News Release

Venus is alive -- geologically speaking

Peer-Reviewed Publication

European Space Agency

The Volcanic Peak, Idunn Mons (1 of 2)

video: This is the volcanic peak, Idunn Mons, (at 46°S, 214.5°E) in Imdr Regio. The background image is radar data from NASA's Magellan mission. Bright areas are either rough or have an eastward facing slope, or both. Dark areas are smooth. The radar data is draped on the Magellan topography, shown with a vertical exageration of 30 times. The summit stands about 2.5 km above the plains and has a diameter of ~200 km. The colored overlay shows the emissivity derived from ESA's VIRTIS surface brightness data, taken from Venus Express. The high emissivity area (shown in red and yellow) is centered on the summit and the bright flows that originate there. view more 

Credit: 2010 California Institute of Technology; NASA/JPL

ESA's Venus Express has returned the clearest indication yet that Venus is still geologically active. Relatively young lava flows have been identified by the way they emit infrared radiation. The finding suggests the planet remains capable of volcanic eruptions.

It has long been recognised that there are simply not enough craters on Venus. Something is wiping the planet's surface clean. That something is thought to be volcanic activity but the question is whether it happens quickly or slowly? Is there some sort of cataclysmic volcanic activity that resurfaces the entire planet with lava, or a gradual sequence of smaller volcanic eruptions? New results suggest the latter.

"Now we have strong evidence right at the surface for recent eruptions," says Sue Smrekar, a scientist at NASA's Jet Propulsion Laboratory in California.

That strong evidence comes in the form of compositional differences compared to the surrounding landscape in three volcanic regions. The data were collected by the Visible and Infrared Thermal Imaging Spectrometer (VIRTIS) on ESA's Venus Express spacecraft, which has been orbiting the planet since April 2006.

VIRTIS records the brightness of surface rocks, providing an estimate of 'emissivity'. In 2008, Jörn Helbert and Nils Müller, Institute of Planetary Research, German Aerospace Center, Berlin and co-authors on this new work, published a map of the variation of infrared emissivity across the southern hemisphere of Venus.

Dr Smrekar and her colleagues targeted three regions that geologically resemble Hawaii, well known for its active volcanism. They show that the regions on Venus have higher emissivities than their surroundings, indicating different compositions.
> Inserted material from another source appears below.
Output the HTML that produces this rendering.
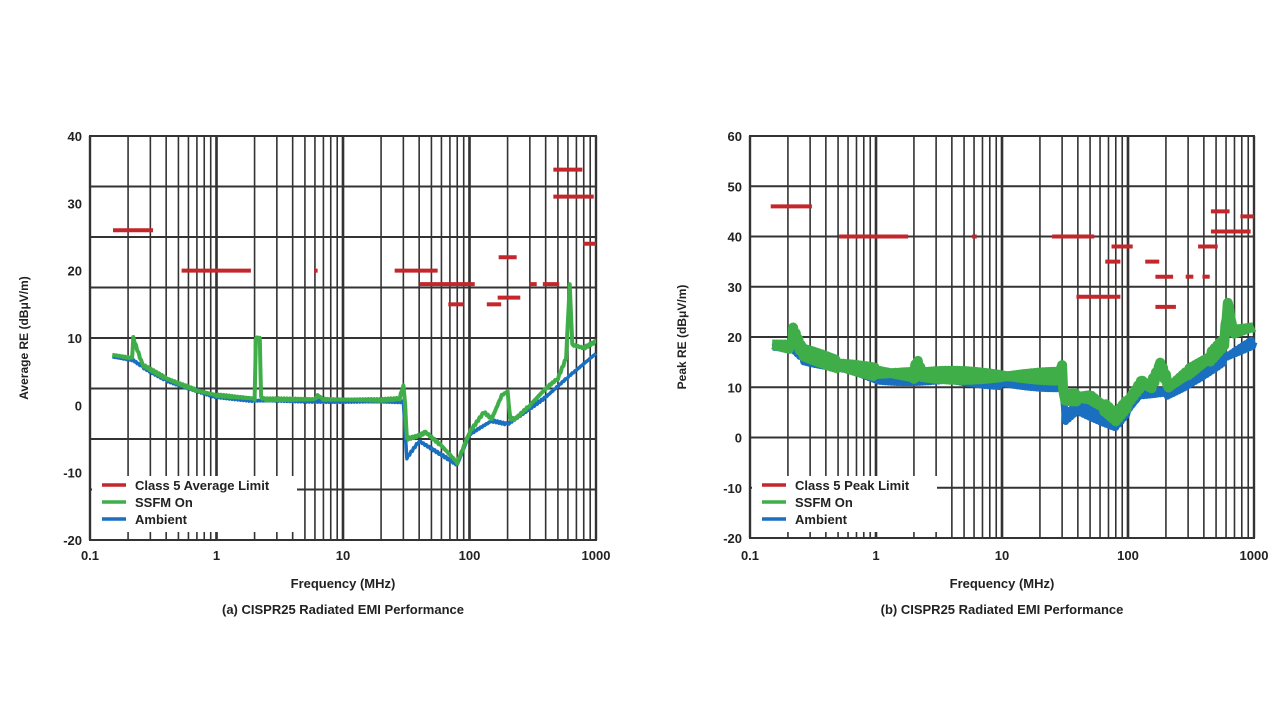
<!DOCTYPE html>
<html><head><meta charset="utf-8"><style>
html,body{margin:0;padding:0;background:#fff;}
svg text{font-family:"Liberation Sans",sans-serif;font-weight:bold;fill:#222;}
</style></head><body>
<svg id="s" width="1280" height="721" xmlns="http://www.w3.org/2000/svg"></svg>
<script>
const S=document.getElementById('s');let h='';
function chart(o){
 const X=f=>o.x0+Math.log10(f/0.1)*(o.x1-o.x0)/4;
 const Y=v=>o.y0+(o.vmax-v)*(o.y1-o.y0)/(o.vmax-o.vmin);
 for(let d=0;d<4;d++)for(let m=1;m<=10;m++){const f=0.1*Math.pow(10,d)*m;const x=X(f);
  const thick=(m==1||m==10);h+=`<line x1="${x}" y1="${o.y0}" x2="${x}" y2="${o.y1}" stroke="#333" stroke-width="${thick?2.4:1.6}"/>`;}
 for(let i=0;i<=8;i++){const y=o.y0+i*(o.y1-o.y0)/8;h+=`<line x1="${o.x0}" y1="${y}" x2="${o.x1}" y2="${y}" stroke="#333" stroke-width="1.9"/>`;}
 h+=`<rect x="${o.x0}" y="${o.y0}" width="${o.x1-o.x0}" height="${o.y1-o.y0}" fill="none" stroke="#333" stroke-width="2"/>`;
 function path(pts,jit,off){let d='';
  for(let i=0;i<pts.length-1;i++){const [f1,v1]=pts[i],[f2,v2]=pts[i+1];const n=Math.max(2,Math.round((Math.log10(f2)-Math.log10(f1))*90));
   for(let k=0;k<n;k++){const t=k/n;const f=Math.pow(10,Math.log10(f1)+t*(Math.log10(f2)-Math.log10(f1)));const v=v1+t*(v2-v1)+off+(jit?(Math.sin(i*7+k*3.1)*jit):0);
    d+=(d?'L':'M')+X(f).toFixed(1)+' '+Y(v).toFixed(1);}}
  const l=pts[pts.length-1];d+='L'+X(l[0]).toFixed(1)+' '+Y(l[1]+off).toFixed(1);return d;}
 h+=`<path d="${path(o.blue,o.jit,o.boff)}" fill="none" stroke="#1a6fc0" stroke-width="${o.sw}" stroke-linejoin="round"/>`;
 h+=`<path d="${path(o.green,o.jit,0)}" fill="none" stroke="#3fae49" stroke-width="${o.sw+o.gx}" stroke-linejoin="round"/>`;
 for(const [a,b,v] of o.lim)h+=`<line x1="${X(a)}" y1="${Y(v)}" x2="${X(b)}" y2="${Y(v)}" stroke="#c3262b" stroke-width="4"/>`;
 for(let v=o.vmin;v<=o.vmax;v+=10)h+=`<text x="${o.x0-8}" y="${Y(v)+5}" font-size="13" text-anchor="end">${v}</text>`;
 ['0.1','1','10','100','1000'].forEach((t,i)=>{h+=`<text x="${o.x0+i*(o.x1-o.x0)/4}" y="560" font-size="13" text-anchor="middle">${t}</text>`;});
 const cx=(o.x0+o.x1)/2;
 h+=`<text x="${cx}" y="588" font-size="13" text-anchor="middle">Frequency (MHz)</text>`;
 h+=`<text x="${cx}" y="614" font-size="13" text-anchor="middle">${o.cap}</text>`;
 h+=`<text transform="translate(${o.yt},${(o.y0+o.y1)/2}) rotate(-90)" font-size="12" text-anchor="middle">${o.ylab}</text>`;
 h+=`<rect x="${o.x0+2}" y="476" width="${o.lw}" height="56" fill="#fff"/>`;
 [['#c3262b',o.l1],['#3fae49','SSFM On'],['#1a6fc0','Ambient']].forEach((e,i)=>{const y=485+i*17;
  h+=`<line x1="${o.x0+12}" y1="${y}" x2="${o.x0+36}" y2="${y}" stroke="${e[0]}" stroke-width="3.5"/><text x="${o.x0+45}" y="${y+5}" font-size="13">${e[1]}</text>`;});
}
chart({x0:90,x1:596,y0:136,y1:540,vmin:-20,vmax:40,sw:3.5,gx:0.5,jit:0.15,boff:-0.3,yt:28,lw:205,
 ylab:'Average RE (dBμV/m)',cap:'(a) CISPR25 Radiated EMI Performance',l1:'Class 5 Average Limit',
 green:[[0.15,7.5],[0.215,7],[0.22,10],[0.26,6],[0.4,4],[0.7,2.2],[1,1.5],[2,1],[2.05,10],[2.2,10],[2.25,1.2],[2.4,0.9],[6,0.9],[6.3,1.5],[7,0.9],[20,0.8],[28,1],[30,3],[31,0],[32,-5],[40,-4.5],[45,-4],[60,-6],[80,-8.5],[100,-4],[130,-1],[150,-2],[180,1.5],[200,2],[210,-2],[230,-2],[300,0],[400,2.5],[500,4],[580,7],[620,18],[650,9],[800,8.5],[1000,9.5]],
 blue:[[0.15,7.5],[0.22,7],[0.26,6],[0.4,4],[1,1.5],[2,1],[30,0.8],[32,-7.5],[40,-5],[80,-8.5],[100,-4],[150,-2],[200,-2.5],[400,1.5],[600,4.5],[1000,8]],
 lim:[[0.152,0.315,26],[0.53,1.87,20],[5.9,6.3,20],[25.6,56,20],[40.4,110,18],[68,90,15],[170,236,22],[167,252,16],[137,178,15],[296,340,18],[380,512,18],[460,780,35],[460,960,31],[790,1000,24]]});
chart({x0:750,x1:1254,y0:136,y1:538,vmin:-20,vmax:60,sw:7,gx:3,jit:0.9,boff:-1.0,yt:686,lw:185,
 ylab:'Peak RE (dBμV/m)',cap:'(b) CISPR25 Radiated EMI Performance',l1:'Class 5 Peak Limit',
 green:[[0.15,18.5],[0.215,18],[0.22,21],[0.26,17],[0.5,14.5],[1,13],[2,12.5],[2.1,15],[2.3,12.5],[10,12.2],[28,12.2],[30,13.5],[31,8],[40,8],[50,8],[65,6],[80,4],[100,7],[130,11],[150,10],[180,14],[200,12],[210,10],[300,13],[450,16],[580,19],[620,27],[680,21],[1000,22]],
 blue:[[0.15,19],[0.22,19],[0.26,17],[1,13],[10,12],[30,11.5],[32,5],[40,7],[80,3.5],[100,6.5],[130,10],[200,10],[300,12],[600,17],[1000,20]],
 lim:[[0.146,0.31,46],[0.51,1.8,40],[5.8,6.3,40],[25,54,40],[39,87,28],[66,87,35],[74,109,38],[137,177,35],[165,228,32],[287,330,32],[390,445,32],[165,240,26],[360,515,38],[455,640,45],[455,940,41],[780,1000,44]]});
S.innerHTML=h;
</script>
</body></html>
On Earth, lava flows react rapidly with oxygen and other elements in the atmosphere, changing their composition. On Venus, the process should be similar, though more intense because of the hotter, denser atmosphere, chiefly of carbon dioxide.

The researchers interpret the fact that the lava flows appear to have different compositions from their surroundings as being evidence of a lack of surface weathering, indicating that the flows erupted relatively recently. They estimate that the flows are possibly as geologically recent as 2 500 000 years - and likely much less, possibly even currently active. "This is a significant result," says Håkan Svedhem, ESA Venus Express Project Scientist.

Whilst the gradual resurfacing scenario might not be the most spectacular, it does make Venus look a little more Earth-like.

"There are some intriguing models of how Venus could have completely covered itself in kilometres of volcanic lava in a short time, but they require that the interior of Venus behaves very differently from Earth. If volcanism is more gradual, this implies that the interior may behave more like Earth, though without plate tectonics," says Dr Smrekar.